## The exercise
Repeat only the lines below that run from the line with "Output the LaTeX" to the line with "Clone this diagram in TikZ.", ends included; skip every picture.

## Data section
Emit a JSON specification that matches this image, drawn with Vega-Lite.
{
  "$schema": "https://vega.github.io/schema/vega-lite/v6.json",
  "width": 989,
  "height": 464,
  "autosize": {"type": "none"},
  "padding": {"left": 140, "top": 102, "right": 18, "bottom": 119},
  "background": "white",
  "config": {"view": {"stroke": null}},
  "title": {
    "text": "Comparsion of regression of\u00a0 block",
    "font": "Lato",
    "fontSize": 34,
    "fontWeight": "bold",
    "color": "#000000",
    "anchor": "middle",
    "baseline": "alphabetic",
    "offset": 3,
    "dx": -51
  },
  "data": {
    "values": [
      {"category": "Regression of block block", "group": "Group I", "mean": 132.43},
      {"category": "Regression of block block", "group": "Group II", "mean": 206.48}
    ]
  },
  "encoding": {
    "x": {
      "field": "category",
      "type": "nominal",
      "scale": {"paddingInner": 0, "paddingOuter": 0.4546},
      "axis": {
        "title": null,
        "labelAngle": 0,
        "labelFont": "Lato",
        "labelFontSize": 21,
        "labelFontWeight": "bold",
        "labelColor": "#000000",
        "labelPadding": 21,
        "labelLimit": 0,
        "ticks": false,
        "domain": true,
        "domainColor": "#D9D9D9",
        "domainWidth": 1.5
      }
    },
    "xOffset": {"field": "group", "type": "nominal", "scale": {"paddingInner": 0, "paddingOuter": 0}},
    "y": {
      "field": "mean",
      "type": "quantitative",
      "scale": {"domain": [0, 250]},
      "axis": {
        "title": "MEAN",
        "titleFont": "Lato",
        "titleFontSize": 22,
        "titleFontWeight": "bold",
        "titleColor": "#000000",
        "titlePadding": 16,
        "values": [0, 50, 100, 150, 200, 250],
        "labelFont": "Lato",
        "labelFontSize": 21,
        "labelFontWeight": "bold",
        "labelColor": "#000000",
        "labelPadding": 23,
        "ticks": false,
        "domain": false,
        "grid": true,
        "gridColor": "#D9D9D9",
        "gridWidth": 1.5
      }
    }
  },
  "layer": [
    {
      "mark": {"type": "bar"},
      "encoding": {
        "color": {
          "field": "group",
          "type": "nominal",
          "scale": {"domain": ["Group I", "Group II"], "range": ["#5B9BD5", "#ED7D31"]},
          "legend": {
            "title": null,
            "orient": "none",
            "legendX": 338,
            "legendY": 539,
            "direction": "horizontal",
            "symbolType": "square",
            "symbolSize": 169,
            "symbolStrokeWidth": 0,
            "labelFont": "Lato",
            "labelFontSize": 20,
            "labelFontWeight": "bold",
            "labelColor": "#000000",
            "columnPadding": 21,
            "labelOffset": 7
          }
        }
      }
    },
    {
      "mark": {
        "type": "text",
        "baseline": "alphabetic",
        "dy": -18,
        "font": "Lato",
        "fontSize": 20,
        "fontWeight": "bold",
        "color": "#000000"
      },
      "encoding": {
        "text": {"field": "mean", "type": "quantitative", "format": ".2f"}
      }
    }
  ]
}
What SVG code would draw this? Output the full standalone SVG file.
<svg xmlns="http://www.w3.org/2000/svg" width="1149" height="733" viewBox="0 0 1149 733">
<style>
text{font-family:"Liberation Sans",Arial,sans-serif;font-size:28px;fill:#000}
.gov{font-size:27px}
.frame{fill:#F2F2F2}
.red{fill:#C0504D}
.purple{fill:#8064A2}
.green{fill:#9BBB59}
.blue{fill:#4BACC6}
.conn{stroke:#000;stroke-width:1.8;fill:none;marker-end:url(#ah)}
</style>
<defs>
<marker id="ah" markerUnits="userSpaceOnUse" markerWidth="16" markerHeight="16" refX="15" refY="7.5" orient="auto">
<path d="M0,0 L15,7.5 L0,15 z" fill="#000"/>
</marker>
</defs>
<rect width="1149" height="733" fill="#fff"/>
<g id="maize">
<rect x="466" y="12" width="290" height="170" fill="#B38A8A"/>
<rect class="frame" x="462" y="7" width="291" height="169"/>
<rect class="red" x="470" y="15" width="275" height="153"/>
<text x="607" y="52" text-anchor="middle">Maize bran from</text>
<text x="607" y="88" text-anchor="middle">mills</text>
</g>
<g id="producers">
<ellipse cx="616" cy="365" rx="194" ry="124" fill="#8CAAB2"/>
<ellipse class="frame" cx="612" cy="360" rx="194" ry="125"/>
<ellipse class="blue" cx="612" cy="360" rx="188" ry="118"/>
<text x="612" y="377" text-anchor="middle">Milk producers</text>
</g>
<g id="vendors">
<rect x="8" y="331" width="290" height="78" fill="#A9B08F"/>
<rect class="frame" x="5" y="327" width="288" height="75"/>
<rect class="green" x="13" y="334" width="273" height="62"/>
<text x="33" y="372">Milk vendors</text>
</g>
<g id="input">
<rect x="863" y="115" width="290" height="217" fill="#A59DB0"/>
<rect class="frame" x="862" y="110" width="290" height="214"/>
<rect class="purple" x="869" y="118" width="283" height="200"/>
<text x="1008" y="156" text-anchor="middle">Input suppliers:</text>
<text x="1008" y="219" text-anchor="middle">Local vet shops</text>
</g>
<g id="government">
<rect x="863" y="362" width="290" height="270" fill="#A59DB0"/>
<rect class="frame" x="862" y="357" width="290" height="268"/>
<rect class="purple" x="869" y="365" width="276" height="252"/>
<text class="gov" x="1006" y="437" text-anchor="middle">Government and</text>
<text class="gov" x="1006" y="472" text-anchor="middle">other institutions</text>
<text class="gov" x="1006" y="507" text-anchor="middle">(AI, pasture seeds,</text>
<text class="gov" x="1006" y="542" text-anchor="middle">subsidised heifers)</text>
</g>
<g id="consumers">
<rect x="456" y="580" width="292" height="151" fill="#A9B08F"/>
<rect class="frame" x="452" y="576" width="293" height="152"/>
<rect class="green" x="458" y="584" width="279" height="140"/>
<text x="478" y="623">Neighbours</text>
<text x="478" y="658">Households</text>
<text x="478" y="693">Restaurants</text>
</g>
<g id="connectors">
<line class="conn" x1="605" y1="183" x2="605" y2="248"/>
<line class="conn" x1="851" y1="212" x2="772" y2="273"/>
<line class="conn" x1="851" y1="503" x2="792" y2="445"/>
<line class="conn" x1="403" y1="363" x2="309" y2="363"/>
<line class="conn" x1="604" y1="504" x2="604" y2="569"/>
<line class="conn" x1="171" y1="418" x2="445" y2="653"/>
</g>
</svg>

==

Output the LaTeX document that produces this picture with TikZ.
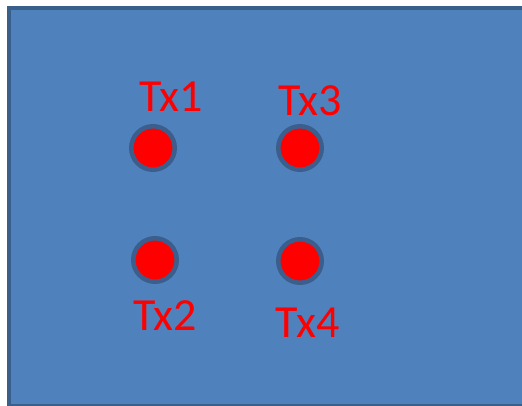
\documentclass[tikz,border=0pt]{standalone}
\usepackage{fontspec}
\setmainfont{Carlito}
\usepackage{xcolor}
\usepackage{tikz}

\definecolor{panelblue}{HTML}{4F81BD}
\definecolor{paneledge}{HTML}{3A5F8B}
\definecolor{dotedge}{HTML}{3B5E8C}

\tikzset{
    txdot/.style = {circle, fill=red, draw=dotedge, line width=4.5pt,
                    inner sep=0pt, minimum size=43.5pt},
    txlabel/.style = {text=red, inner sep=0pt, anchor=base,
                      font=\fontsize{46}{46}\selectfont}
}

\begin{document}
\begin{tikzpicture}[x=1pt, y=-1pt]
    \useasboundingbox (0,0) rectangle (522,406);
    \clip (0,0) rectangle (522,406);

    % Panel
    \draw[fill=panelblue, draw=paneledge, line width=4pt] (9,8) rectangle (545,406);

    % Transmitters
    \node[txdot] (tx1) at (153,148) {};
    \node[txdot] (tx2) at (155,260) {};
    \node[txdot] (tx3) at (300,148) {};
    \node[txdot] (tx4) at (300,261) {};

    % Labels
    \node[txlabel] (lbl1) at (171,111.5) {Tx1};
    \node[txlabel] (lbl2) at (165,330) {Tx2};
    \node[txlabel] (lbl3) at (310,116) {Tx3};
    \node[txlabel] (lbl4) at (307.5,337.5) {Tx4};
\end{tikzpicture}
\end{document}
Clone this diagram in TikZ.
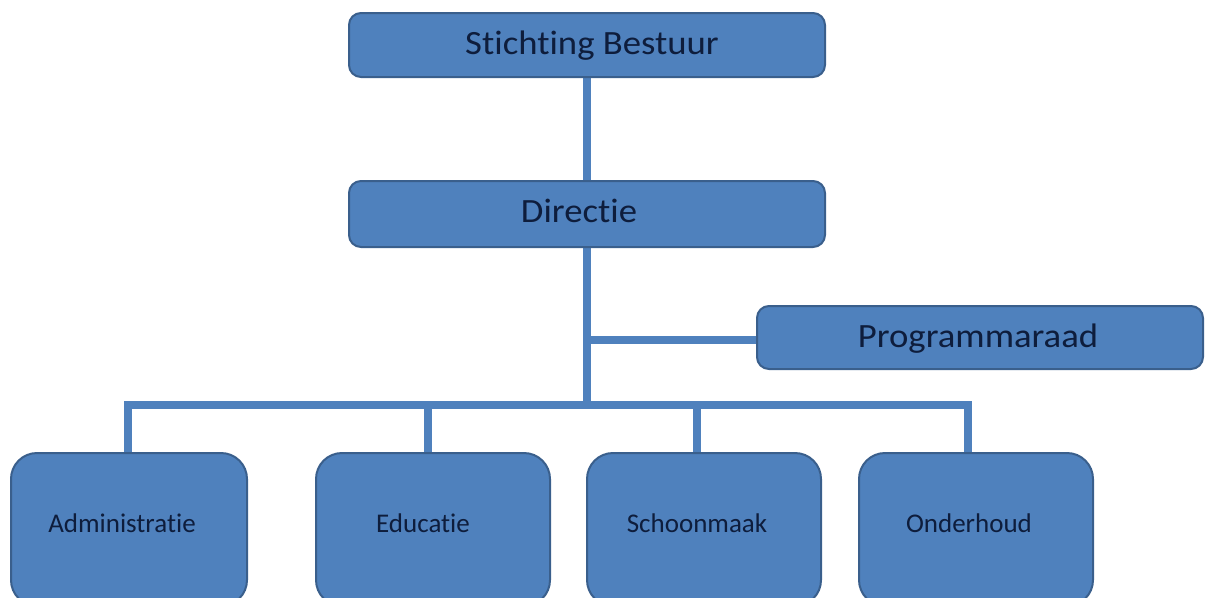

## Complete answer
Output the LaTeX document that produces this picture with TikZ.
\documentclass[tikz,border=0pt]{standalone}
\usepackage{fontspec}
\setmainfont{Carlito}
\usepackage{xcolor}
\usepackage{tikz}

\definecolor{panelblue}{HTML}{4F81BD}
\definecolor{paneledge}{HTML}{3A5F8B}
\definecolor{dotedge}{HTML}{3B5E8C}

\tikzset{
    txdot/.style = {circle, fill=red, draw=dotedge, line width=4.5pt,
                    inner sep=0pt, minimum size=43.5pt},
    txlabel/.style = {text=red, inner sep=0pt, anchor=base,
                      font=\fontsize{46}{46}\selectfont}
}

\begin{document}
\begin{tikzpicture}[x=1pt, y=-1pt]
    \useasboundingbox (0,0) rectangle (522,406);
    \clip (0,0) rectangle (522,406);

    % Panel
    \draw[fill=panelblue, draw=paneledge, line width=4pt] (9,8) rectangle (545,406);

    % Transmitters
    \node[txdot] (tx1) at (153,148) {};
    \node[txdot] (tx2) at (155,260) {};
    \node[txdot] (tx3) at (300,148) {};
    \node[txdot] (tx4) at (300,261) {};

    % Labels
    \node[txlabel] (lbl1) at (171,111.5) {Tx1};
    \node[txlabel] (lbl2) at (165,330) {Tx2};
    \node[txlabel] (lbl3) at (310,116) {Tx3};
    \node[txlabel] (lbl4) at (307.5,337.5) {Tx4};
\end{tikzpicture}
\end{document}
Clone this diagram in TikZ.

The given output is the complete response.